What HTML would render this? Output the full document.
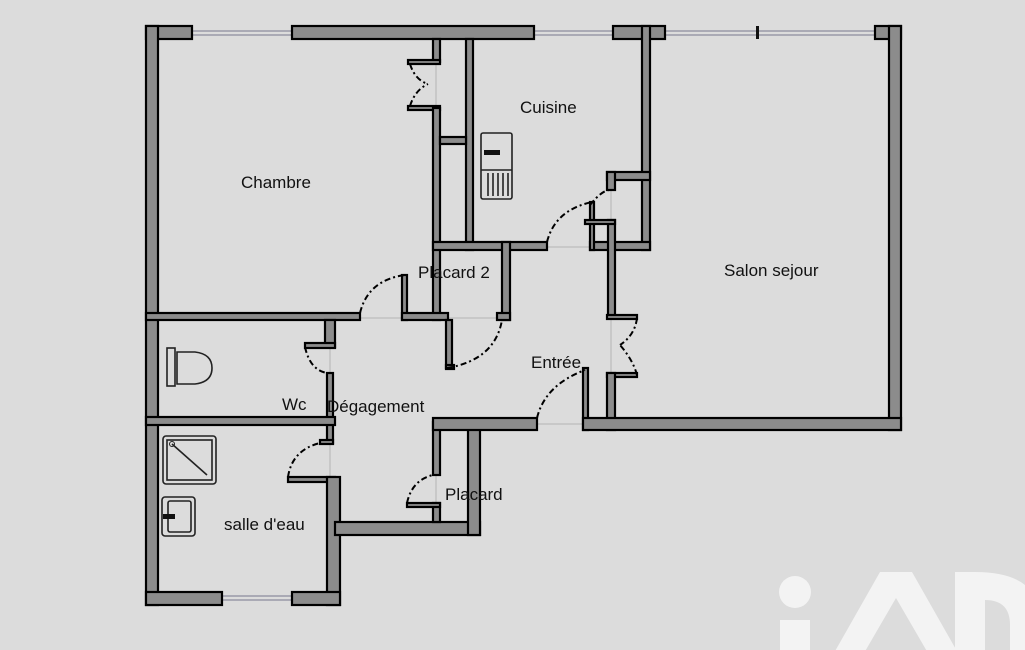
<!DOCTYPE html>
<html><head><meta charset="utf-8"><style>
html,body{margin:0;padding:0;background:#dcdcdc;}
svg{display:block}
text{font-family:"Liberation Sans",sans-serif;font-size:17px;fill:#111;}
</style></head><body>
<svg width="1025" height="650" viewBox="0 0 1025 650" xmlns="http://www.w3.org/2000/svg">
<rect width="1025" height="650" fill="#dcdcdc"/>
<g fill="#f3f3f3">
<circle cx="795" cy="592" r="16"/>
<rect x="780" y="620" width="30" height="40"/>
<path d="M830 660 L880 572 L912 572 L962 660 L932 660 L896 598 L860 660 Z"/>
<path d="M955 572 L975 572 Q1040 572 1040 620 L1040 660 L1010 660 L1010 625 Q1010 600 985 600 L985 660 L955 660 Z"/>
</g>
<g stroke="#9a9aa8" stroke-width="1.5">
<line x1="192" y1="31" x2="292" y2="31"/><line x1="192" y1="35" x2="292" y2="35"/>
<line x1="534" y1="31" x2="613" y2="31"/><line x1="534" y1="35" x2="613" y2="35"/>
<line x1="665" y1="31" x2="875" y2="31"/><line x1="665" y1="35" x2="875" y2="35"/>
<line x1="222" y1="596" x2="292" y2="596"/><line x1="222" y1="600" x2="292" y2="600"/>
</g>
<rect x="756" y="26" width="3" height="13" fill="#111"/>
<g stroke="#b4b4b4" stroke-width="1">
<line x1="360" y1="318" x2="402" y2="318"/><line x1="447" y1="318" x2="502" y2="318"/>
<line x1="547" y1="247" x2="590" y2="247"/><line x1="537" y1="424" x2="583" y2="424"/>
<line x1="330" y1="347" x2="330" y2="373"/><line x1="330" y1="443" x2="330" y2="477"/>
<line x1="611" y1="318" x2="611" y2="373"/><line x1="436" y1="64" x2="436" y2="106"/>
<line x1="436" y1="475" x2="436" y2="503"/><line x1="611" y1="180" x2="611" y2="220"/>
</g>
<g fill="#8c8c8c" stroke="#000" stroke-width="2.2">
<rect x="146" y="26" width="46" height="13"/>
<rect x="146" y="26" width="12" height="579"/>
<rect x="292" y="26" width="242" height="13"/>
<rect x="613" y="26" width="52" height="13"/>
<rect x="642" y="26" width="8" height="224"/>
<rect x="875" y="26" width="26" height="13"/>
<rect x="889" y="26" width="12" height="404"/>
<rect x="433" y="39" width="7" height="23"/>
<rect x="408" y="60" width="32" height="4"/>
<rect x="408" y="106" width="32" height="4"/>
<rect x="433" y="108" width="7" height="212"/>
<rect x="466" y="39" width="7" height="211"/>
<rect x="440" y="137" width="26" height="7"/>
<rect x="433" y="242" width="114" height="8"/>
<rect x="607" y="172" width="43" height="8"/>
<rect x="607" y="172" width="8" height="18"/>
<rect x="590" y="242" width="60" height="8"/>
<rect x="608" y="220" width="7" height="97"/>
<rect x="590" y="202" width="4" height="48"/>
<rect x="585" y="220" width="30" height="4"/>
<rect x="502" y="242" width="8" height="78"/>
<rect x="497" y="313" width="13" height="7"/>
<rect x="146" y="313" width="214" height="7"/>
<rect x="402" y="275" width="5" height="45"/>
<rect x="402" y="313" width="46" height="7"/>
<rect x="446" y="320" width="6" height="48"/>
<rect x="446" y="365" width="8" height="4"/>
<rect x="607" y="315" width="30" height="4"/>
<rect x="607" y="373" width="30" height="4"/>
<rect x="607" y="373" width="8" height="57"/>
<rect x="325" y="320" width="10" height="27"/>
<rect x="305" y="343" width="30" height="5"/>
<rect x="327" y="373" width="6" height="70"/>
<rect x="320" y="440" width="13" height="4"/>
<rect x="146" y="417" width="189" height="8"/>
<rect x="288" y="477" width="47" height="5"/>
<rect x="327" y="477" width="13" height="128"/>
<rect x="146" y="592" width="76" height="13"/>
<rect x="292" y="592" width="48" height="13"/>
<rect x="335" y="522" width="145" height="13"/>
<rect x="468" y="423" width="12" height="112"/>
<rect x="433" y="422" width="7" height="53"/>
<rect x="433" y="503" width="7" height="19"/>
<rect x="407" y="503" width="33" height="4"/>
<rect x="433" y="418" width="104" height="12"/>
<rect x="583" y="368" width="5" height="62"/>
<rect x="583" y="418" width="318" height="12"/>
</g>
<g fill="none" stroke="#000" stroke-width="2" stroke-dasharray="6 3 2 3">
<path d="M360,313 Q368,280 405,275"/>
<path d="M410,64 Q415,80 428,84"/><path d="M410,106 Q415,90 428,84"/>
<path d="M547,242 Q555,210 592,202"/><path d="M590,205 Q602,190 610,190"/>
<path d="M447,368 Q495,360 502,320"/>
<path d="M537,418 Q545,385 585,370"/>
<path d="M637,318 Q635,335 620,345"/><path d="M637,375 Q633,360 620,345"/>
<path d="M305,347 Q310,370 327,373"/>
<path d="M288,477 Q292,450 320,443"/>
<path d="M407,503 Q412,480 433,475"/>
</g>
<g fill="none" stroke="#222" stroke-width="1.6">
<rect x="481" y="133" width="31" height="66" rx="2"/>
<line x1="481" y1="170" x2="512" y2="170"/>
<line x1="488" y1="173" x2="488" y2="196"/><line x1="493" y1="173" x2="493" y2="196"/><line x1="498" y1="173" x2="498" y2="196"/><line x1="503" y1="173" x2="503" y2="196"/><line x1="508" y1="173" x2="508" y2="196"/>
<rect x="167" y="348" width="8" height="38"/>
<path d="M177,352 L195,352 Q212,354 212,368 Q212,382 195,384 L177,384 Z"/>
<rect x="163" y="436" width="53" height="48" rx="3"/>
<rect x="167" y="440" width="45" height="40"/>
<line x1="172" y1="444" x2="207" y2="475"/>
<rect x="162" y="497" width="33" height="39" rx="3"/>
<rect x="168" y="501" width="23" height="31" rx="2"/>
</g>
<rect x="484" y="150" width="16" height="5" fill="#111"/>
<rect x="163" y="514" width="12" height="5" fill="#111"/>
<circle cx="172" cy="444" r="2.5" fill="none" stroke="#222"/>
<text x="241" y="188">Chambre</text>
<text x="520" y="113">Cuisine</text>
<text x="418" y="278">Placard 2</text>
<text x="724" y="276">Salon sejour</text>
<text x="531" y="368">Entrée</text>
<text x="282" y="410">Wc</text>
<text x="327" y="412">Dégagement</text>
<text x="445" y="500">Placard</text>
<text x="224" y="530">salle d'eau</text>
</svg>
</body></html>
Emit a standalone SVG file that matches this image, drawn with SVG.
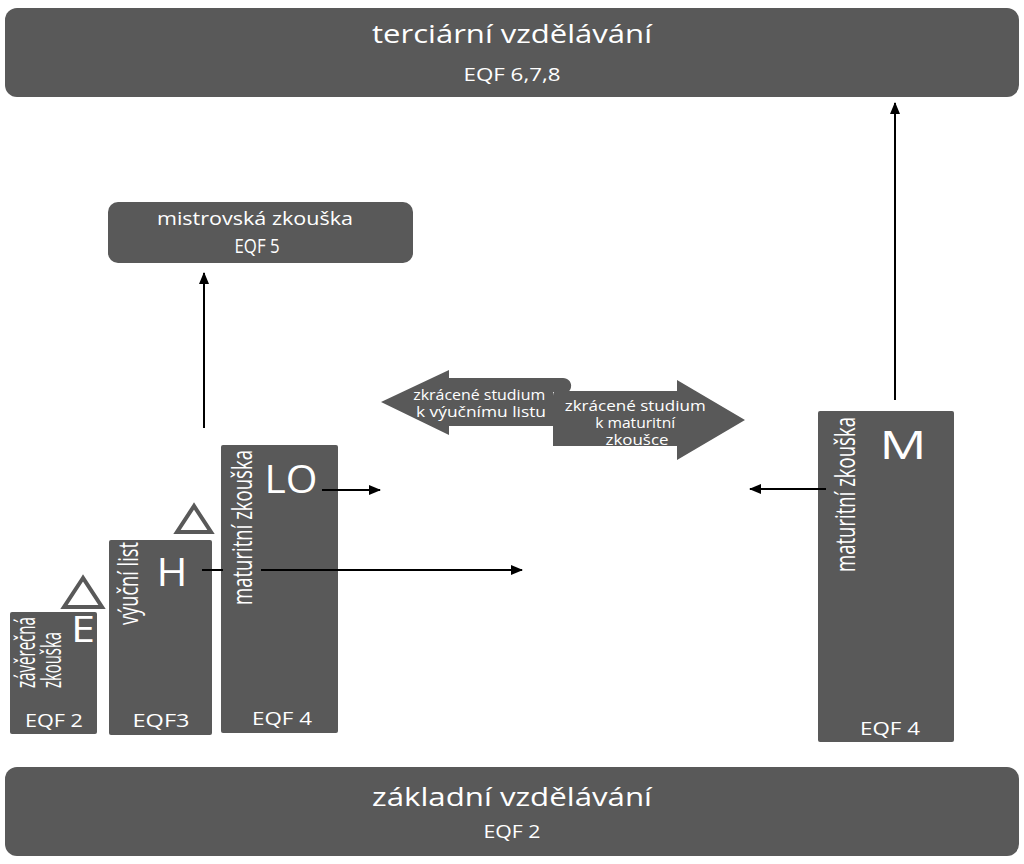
::::::
| Given task |
Copy the records above exactly. The pictures are not part of the copy.

| Task result |
What HTML would render this? Output the full document.
<!DOCTYPE html>
<html><head><meta charset="utf-8"><style>
html,body{margin:0;padding:0;background:#dcdcdc;}
svg{display:block}
text{font-family:"Liberation Sans",sans-serif;font-size:17px;fill:#111;}
</style></head><body>
<svg width="1025" height="650" viewBox="0 0 1025 650" xmlns="http://www.w3.org/2000/svg">
<rect width="1025" height="650" fill="#dcdcdc"/>
<g fill="#f3f3f3">
<circle cx="795" cy="592" r="16"/>
<rect x="780" y="620" width="30" height="40"/>
<path d="M830 660 L880 572 L912 572 L962 660 L932 660 L896 598 L860 660 Z"/>
<path d="M955 572 L975 572 Q1040 572 1040 620 L1040 660 L1010 660 L1010 625 Q1010 600 985 600 L985 660 L955 660 Z"/>
</g>
<g stroke="#9a9aa8" stroke-width="1.5">
<line x1="192" y1="31" x2="292" y2="31"/><line x1="192" y1="35" x2="292" y2="35"/>
<line x1="534" y1="31" x2="613" y2="31"/><line x1="534" y1="35" x2="613" y2="35"/>
<line x1="665" y1="31" x2="875" y2="31"/><line x1="665" y1="35" x2="875" y2="35"/>
<line x1="222" y1="596" x2="292" y2="596"/><line x1="222" y1="600" x2="292" y2="600"/>
</g>
<rect x="756" y="26" width="3" height="13" fill="#111"/>
<g stroke="#b4b4b4" stroke-width="1">
<line x1="360" y1="318" x2="402" y2="318"/><line x1="447" y1="318" x2="502" y2="318"/>
<line x1="547" y1="247" x2="590" y2="247"/><line x1="537" y1="424" x2="583" y2="424"/>
<line x1="330" y1="347" x2="330" y2="373"/><line x1="330" y1="443" x2="330" y2="477"/>
<line x1="611" y1="318" x2="611" y2="373"/><line x1="436" y1="64" x2="436" y2="106"/>
<line x1="436" y1="475" x2="436" y2="503"/><line x1="611" y1="180" x2="611" y2="220"/>
</g>
<g fill="#8c8c8c" stroke="#000" stroke-width="2.2">
<rect x="146" y="26" width="46" height="13"/>
<rect x="146" y="26" width="12" height="579"/>
<rect x="292" y="26" width="242" height="13"/>
<rect x="613" y="26" width="52" height="13"/>
<rect x="642" y="26" width="8" height="224"/>
<rect x="875" y="26" width="26" height="13"/>
<rect x="889" y="26" width="12" height="404"/>
<rect x="433" y="39" width="7" height="23"/>
<rect x="408" y="60" width="32" height="4"/>
<rect x="408" y="106" width="32" height="4"/>
<rect x="433" y="108" width="7" height="212"/>
<rect x="466" y="39" width="7" height="211"/>
<rect x="440" y="137" width="26" height="7"/>
<rect x="433" y="242" width="114" height="8"/>
<rect x="607" y="172" width="43" height="8"/>
<rect x="607" y="172" width="8" height="18"/>
<rect x="590" y="242" width="60" height="8"/>
<rect x="608" y="220" width="7" height="97"/>
<rect x="590" y="202" width="4" height="48"/>
<rect x="585" y="220" width="30" height="4"/>
<rect x="502" y="242" width="8" height="78"/>
<rect x="497" y="313" width="13" height="7"/>
<rect x="146" y="313" width="214" height="7"/>
<rect x="402" y="275" width="5" height="45"/>
<rect x="402" y="313" width="46" height="7"/>
<rect x="446" y="320" width="6" height="48"/>
<rect x="446" y="365" width="8" height="4"/>
<rect x="607" y="315" width="30" height="4"/>
<rect x="607" y="373" width="30" height="4"/>
<rect x="607" y="373" width="8" height="57"/>
<rect x="325" y="320" width="10" height="27"/>
<rect x="305" y="343" width="30" height="5"/>
<rect x="327" y="373" width="6" height="70"/>
<rect x="320" y="440" width="13" height="4"/>
<rect x="146" y="417" width="189" height="8"/>
<rect x="288" y="477" width="47" height="5"/>
<rect x="327" y="477" width="13" height="128"/>
<rect x="146" y="592" width="76" height="13"/>
<rect x="292" y="592" width="48" height="13"/>
<rect x="335" y="522" width="145" height="13"/>
<rect x="468" y="423" width="12" height="112"/>
<rect x="433" y="422" width="7" height="53"/>
<rect x="433" y="503" width="7" height="19"/>
<rect x="407" y="503" width="33" height="4"/>
<rect x="433" y="418" width="104" height="12"/>
<rect x="583" y="368" width="5" height="62"/>
<rect x="583" y="418" width="318" height="12"/>
</g>
<g fill="none" stroke="#000" stroke-width="2" stroke-dasharray="6 3 2 3">
<path d="M360,313 Q368,280 405,275"/>
<path d="M410,64 Q415,80 428,84"/><path d="M410,106 Q415,90 428,84"/>
<path d="M547,242 Q555,210 592,202"/><path d="M590,205 Q602,190 610,190"/>
<path d="M447,368 Q495,360 502,320"/>
<path d="M537,418 Q545,385 585,370"/>
<path d="M637,318 Q635,335 620,345"/><path d="M637,375 Q633,360 620,345"/>
<path d="M305,347 Q310,370 327,373"/>
<path d="M288,477 Q292,450 320,443"/>
<path d="M407,503 Q412,480 433,475"/>
</g>
<g fill="none" stroke="#222" stroke-width="1.6">
<rect x="481" y="133" width="31" height="66" rx="2"/>
<line x1="481" y1="170" x2="512" y2="170"/>
<line x1="488" y1="173" x2="488" y2="196"/><line x1="493" y1="173" x2="493" y2="196"/><line x1="498" y1="173" x2="498" y2="196"/><line x1="503" y1="173" x2="503" y2="196"/><line x1="508" y1="173" x2="508" y2="196"/>
<rect x="167" y="348" width="8" height="38"/>
<path d="M177,352 L195,352 Q212,354 212,368 Q212,382 195,384 L177,384 Z"/>
<rect x="163" y="436" width="53" height="48" rx="3"/>
<rect x="167" y="440" width="45" height="40"/>
<line x1="172" y1="444" x2="207" y2="475"/>
<rect x="162" y="497" width="33" height="39" rx="3"/>
<rect x="168" y="501" width="23" height="31" rx="2"/>
</g>
<rect x="484" y="150" width="16" height="5" fill="#111"/>
<rect x="163" y="514" width="12" height="5" fill="#111"/>
<circle cx="172" cy="444" r="2.5" fill="none" stroke="#222"/>
<text x="241" y="188">Chambre</text>
<text x="520" y="113">Cuisine</text>
<text x="418" y="278">Placard 2</text>
<text x="724" y="276">Salon sejour</text>
<text x="531" y="368">Entrée</text>
<text x="282" y="410">Wc</text>
<text x="327" y="412">Dégagement</text>
<text x="445" y="500">Placard</text>
<text x="224" y="530">salle d'eau</text>
</svg>
</body></html>
Emit a standalone SVG file that matches this image, drawn with SVG.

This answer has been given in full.